Qualquer reforma tributária, para merecer este nome, terá de simplificar o cipoal sufocante em que se transformou o nosso sistema de tributação e ampliar-lhe a base de contribuintes, sem agravar a carga total. Se isso não ocorrer, continuará eficiente em arrecadar, o que inegavelmente é, mas ineficaz em termos econômicos, continuando como freio que prejudica os efeitos positivos da bem-sucedida política macroeconômica do governo Lula. O Brasil tem hoje carga tributária de 36% do PIB, muito superior à de países congêneres em estágio de desenvolvimento. Perversa e complicada, abrange inúmeros impostos, contribuições e paratributos, que por sua vez se desdobram em amplo leque de alíquotas.

É preciso, portanto, corrigir essas graves distorções, desonerando a produção, o trabalho, o investimento e as exportações. Ao mesmo tempo, urge promover justiça social, em benefício dos desprovidos dos frutos do progresso, o que se atingirá muito mais pelo redirecionamento da despesa do que pela progressividade dos impostos. E, paradoxalmente, estudos criteriosos mostram que, no Brasil, a despesa pública tem beneficiado muito mais os quase-ricos ou os menos pobres do que os realmente desprivilegiados.

Ao procurar desonerar as cadeias produtivas, longas e complexas, típicas de uma economia industrial moderna, não se pode fazê-lo onerando mais ainda as empresas verticalizadas ou unifásicas, ou outros setores essenciais à vitalidade econômica do país. O setor de serviços, por exemplo, que será fortemente atingido, gera mais da metade do produto nacional. Abriga, de um lado, muitas das atividades de ponta da sociedade do conhecimento, e de outro, aquelas empresas que mais empregam mão-de-obra, justamente um dos objetivos que, em boa hora, o governo escolheu como prioritários.

O conhecimento é, por natureza, cumulativo. Seus atores mais criativos têm, portanto, de inserir-se em redes de conhecimento — verdadeiras networks — que se realimentam continuamente. Essa fértil cadeia seria gravemente onerada pelo brutal incremento do ônus tributário que sobre ela recairia, sem a possibilidade de qualquer compensação, eis que se trata de cadeias produtivas intangíveis.

Há que ressaltar, ainda, as peculiaridades inerentes aos médios, pequenos e microempresários, cuja circunstâncias especiais não foram suficientemente atendidas na reforma. A continuar o peso, a complexidade e a burocracia fiscalizatória — e não me refiro só à parte tributária — que pesa sobre essas empresas, serão elas ainda mais fortemente expelidas para a informalidade, e já existem nove milhões de empresas informais no Brasil! Os prejuízos para o fisco, a previdência, os trabalhadores e os próprios empresários seriam pesados, enquanto os consumidores seriam duplamente onerados, agora que a Cofins foi estendida, também, a todos os produtos importados.

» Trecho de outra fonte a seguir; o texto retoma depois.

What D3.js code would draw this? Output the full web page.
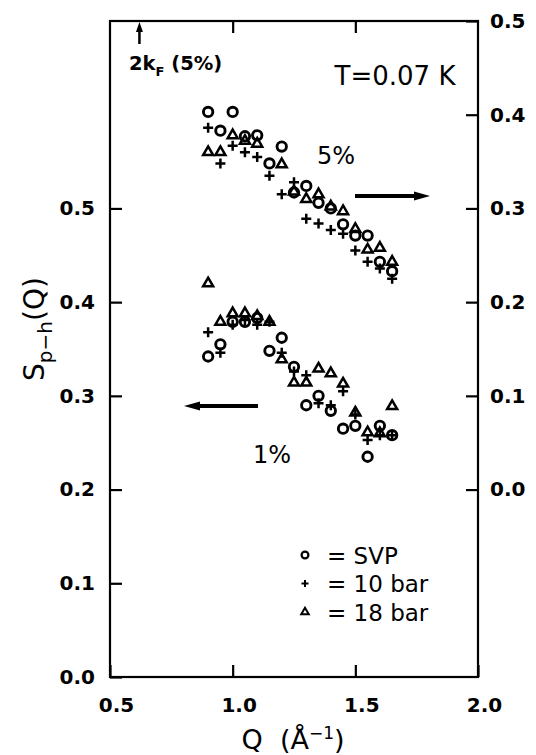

É da maior relevância, portanto, que o Congresso Nacional venha a corrigir as distorções embutidas na MP 135, para reverter essa situação inquietante, possibilitando ao empresariado grande, médio e pequeno — especialmente ao empresariado carioca e fluminense, eis que nossa economia é, predominantemente, de serviços — continuar contribuindo para a incipiente recuperação econômica do país e para o impostergável enfrentamento de nossa pesada dívida social.

MARCÍLIO MARQUES MOREIRA é presidente da Associação Comercial do Rio de Janeiro.